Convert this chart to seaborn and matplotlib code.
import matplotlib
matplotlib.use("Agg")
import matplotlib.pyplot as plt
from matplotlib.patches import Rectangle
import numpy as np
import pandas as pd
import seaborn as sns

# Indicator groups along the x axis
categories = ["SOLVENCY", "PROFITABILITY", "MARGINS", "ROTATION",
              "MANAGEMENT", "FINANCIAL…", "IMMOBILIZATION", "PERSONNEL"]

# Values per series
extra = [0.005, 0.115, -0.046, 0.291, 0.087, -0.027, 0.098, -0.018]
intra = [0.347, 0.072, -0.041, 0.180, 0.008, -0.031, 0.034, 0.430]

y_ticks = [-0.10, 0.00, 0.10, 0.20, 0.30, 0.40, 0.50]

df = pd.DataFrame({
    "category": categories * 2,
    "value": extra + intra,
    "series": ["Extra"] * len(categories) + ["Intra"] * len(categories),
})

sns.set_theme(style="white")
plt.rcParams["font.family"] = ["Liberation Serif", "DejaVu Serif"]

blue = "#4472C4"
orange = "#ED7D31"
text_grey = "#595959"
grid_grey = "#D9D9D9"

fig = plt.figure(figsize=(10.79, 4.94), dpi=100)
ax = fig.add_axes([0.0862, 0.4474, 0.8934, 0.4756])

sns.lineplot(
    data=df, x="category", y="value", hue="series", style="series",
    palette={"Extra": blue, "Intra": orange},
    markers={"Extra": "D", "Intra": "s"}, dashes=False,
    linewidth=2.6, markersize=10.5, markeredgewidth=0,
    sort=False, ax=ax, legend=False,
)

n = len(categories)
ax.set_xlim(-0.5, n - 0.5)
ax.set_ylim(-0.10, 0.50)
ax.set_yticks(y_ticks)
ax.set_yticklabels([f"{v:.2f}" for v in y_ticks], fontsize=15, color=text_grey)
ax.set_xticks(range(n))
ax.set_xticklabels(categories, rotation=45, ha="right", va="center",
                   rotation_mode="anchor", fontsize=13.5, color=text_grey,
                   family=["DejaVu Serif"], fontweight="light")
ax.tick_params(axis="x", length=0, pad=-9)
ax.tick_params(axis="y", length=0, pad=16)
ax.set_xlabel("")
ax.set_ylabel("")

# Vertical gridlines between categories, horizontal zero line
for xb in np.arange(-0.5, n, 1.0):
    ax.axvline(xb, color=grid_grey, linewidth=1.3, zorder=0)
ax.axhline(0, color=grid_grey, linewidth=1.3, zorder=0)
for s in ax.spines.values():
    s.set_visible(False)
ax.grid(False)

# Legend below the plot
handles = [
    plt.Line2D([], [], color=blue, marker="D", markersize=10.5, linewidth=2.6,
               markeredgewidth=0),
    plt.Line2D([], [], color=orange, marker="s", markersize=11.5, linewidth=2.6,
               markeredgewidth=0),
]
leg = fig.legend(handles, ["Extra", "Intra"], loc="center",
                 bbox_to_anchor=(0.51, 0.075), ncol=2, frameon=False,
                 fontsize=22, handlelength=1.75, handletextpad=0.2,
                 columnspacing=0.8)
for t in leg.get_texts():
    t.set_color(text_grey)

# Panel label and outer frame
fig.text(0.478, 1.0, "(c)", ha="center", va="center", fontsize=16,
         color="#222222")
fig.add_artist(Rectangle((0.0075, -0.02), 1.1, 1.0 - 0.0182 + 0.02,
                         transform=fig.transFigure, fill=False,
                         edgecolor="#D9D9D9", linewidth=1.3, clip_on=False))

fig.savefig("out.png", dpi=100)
==
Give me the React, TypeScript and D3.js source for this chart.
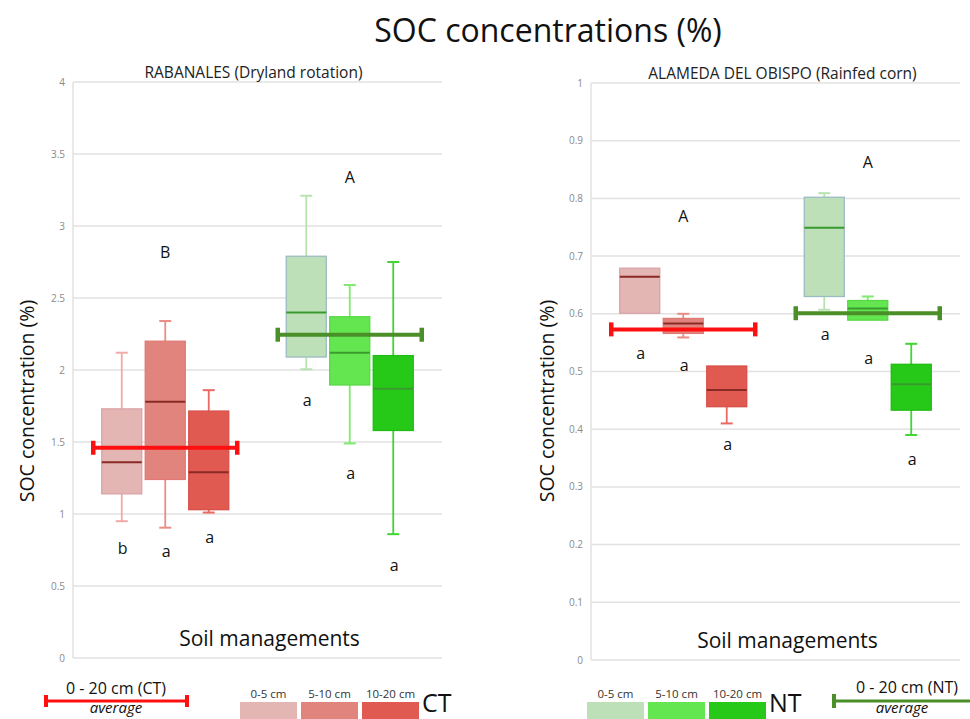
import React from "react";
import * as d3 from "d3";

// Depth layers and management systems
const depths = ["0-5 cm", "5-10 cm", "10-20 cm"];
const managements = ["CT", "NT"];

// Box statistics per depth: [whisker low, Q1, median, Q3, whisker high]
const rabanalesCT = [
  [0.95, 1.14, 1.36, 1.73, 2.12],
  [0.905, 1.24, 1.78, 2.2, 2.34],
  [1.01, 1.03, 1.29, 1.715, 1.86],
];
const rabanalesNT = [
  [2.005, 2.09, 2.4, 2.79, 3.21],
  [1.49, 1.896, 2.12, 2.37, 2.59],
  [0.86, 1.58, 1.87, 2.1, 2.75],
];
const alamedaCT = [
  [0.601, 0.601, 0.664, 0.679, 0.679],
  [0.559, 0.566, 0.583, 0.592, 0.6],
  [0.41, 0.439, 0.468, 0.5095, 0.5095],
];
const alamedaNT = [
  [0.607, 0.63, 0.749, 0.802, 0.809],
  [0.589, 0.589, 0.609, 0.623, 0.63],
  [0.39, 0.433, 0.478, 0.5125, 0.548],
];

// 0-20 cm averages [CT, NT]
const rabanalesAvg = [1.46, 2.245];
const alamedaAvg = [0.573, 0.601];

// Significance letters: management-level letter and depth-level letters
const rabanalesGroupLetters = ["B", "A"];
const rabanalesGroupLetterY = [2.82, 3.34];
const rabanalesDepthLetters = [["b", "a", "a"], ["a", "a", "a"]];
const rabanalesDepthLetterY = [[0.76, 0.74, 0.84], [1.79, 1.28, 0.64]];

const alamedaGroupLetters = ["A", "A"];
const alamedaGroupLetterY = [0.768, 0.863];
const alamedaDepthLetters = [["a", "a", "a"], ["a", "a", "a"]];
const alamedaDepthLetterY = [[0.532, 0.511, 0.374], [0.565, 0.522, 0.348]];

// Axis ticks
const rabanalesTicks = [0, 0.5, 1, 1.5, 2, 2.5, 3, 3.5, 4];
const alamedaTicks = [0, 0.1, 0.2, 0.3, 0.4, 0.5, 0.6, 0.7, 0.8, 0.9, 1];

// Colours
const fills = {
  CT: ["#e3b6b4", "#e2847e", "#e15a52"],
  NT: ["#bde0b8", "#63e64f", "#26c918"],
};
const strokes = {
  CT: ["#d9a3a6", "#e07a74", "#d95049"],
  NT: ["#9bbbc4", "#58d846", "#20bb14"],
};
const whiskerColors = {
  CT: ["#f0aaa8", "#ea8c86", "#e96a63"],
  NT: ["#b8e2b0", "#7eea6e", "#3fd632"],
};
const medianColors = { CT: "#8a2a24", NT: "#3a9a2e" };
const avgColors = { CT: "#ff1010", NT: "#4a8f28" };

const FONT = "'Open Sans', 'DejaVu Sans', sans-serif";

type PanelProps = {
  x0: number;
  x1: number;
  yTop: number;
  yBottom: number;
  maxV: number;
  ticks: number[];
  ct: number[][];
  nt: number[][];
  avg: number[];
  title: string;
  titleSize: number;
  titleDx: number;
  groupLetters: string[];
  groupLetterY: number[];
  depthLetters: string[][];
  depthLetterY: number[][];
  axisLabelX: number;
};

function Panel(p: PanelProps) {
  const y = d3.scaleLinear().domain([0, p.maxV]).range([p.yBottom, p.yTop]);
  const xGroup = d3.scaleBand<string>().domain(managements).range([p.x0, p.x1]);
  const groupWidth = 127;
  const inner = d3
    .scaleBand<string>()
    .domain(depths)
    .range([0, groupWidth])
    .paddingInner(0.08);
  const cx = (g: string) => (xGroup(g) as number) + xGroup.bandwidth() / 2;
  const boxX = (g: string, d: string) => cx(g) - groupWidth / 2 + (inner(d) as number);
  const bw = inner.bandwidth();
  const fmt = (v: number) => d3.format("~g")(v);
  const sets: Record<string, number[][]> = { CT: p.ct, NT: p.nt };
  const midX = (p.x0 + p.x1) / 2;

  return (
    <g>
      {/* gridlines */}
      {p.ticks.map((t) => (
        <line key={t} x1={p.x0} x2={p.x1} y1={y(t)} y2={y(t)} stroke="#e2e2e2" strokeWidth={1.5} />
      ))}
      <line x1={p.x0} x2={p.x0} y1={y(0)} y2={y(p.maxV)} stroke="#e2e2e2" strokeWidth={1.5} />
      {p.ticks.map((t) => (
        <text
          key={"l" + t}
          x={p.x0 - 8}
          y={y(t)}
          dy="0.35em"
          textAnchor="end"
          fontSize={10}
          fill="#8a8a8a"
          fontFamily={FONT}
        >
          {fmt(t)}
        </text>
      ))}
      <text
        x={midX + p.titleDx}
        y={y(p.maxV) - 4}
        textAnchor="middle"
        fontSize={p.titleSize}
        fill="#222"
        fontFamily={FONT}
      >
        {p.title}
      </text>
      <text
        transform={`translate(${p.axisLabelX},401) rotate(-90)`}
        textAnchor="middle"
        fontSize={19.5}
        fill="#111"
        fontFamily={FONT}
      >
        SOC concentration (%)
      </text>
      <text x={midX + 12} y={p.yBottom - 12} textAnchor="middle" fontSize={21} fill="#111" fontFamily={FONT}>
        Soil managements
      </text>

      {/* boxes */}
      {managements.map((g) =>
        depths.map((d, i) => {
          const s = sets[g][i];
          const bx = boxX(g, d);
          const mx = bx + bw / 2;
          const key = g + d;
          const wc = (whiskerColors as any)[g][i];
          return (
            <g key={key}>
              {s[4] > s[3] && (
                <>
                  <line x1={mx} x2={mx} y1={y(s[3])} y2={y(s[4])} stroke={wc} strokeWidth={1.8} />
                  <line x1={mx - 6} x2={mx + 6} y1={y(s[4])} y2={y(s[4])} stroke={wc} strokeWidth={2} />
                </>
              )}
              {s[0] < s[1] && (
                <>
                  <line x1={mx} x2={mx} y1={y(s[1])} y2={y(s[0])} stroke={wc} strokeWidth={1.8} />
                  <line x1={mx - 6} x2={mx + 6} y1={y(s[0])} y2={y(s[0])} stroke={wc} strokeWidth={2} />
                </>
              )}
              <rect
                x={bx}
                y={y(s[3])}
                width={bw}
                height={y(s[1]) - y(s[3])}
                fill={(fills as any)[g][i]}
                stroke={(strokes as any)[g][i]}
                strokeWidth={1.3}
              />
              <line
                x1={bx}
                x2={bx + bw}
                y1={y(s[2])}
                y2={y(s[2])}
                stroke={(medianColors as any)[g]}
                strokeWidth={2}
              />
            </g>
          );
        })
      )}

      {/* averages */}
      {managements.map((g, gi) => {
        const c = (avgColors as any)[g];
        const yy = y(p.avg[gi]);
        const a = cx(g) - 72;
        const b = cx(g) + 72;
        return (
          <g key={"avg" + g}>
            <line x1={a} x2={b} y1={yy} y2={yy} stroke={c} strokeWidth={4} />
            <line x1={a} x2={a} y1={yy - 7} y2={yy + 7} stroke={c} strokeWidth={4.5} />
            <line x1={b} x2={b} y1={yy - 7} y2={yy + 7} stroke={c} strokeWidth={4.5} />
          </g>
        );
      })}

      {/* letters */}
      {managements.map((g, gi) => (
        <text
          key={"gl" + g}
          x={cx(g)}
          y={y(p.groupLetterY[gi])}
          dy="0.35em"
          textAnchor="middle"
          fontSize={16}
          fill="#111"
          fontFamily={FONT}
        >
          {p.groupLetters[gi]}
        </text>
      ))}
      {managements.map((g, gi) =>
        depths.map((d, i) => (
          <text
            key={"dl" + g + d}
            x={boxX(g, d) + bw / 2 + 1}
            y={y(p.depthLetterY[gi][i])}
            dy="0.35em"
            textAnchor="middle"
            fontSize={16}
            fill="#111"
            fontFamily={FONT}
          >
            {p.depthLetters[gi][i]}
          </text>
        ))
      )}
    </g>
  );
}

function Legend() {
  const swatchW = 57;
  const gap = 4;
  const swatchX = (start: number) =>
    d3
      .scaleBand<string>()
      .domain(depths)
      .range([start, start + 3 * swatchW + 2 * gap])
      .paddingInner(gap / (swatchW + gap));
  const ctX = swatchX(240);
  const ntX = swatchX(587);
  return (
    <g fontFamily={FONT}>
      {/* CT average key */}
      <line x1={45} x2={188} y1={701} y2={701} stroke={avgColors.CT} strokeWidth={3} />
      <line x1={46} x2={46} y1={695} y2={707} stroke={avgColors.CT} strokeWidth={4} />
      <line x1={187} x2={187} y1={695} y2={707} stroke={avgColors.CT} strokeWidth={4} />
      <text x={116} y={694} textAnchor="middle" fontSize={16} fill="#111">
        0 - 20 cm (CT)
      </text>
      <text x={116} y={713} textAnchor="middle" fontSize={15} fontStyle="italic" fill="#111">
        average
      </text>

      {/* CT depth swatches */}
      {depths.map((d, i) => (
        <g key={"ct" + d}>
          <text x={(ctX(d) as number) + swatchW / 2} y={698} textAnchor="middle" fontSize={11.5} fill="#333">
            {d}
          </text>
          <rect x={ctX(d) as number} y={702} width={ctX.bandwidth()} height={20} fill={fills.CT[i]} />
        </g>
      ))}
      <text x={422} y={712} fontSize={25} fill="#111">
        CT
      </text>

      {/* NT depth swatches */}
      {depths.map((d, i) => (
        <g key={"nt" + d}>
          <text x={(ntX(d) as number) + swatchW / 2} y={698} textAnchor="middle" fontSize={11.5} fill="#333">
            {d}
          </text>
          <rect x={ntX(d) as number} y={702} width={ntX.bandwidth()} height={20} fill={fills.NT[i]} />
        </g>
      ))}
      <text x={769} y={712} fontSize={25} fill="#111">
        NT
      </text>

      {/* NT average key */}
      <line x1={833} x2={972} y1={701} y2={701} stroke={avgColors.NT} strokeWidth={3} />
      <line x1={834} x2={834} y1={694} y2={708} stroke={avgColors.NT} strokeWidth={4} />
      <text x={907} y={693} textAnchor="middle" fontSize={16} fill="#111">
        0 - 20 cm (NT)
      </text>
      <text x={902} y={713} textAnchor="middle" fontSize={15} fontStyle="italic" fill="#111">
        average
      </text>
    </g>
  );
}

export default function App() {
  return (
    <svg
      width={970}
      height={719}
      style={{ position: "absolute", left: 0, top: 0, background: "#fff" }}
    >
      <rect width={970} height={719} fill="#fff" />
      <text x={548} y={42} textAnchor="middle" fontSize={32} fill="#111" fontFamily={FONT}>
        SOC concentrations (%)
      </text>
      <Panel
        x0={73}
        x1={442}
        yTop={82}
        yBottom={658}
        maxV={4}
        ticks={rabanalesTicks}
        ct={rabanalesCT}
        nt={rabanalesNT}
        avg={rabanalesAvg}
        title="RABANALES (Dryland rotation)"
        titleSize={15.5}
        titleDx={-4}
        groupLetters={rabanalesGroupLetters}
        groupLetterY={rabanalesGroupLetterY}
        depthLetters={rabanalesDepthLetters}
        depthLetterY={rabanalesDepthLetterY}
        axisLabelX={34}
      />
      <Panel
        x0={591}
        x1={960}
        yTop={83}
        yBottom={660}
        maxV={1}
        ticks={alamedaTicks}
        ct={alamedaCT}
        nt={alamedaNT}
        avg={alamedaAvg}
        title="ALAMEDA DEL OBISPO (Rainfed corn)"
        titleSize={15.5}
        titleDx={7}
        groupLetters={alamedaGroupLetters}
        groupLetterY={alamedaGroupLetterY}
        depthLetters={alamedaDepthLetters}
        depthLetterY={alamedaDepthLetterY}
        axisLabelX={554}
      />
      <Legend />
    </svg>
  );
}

> _To do_: Start with the line that holds "Convert this chart" and finish with the line that holds "import seaborn as sns". Transcribe each line in between exactly, and those two as well.

> _Response for this exercise_:
Convert this chart to seaborn and matplotlib code.
import matplotlib
matplotlib.use("Agg")
import matplotlib.pyplot as plt
from matplotlib.patches import Rectangle
import numpy as np
import pandas as pd
import seaborn as sns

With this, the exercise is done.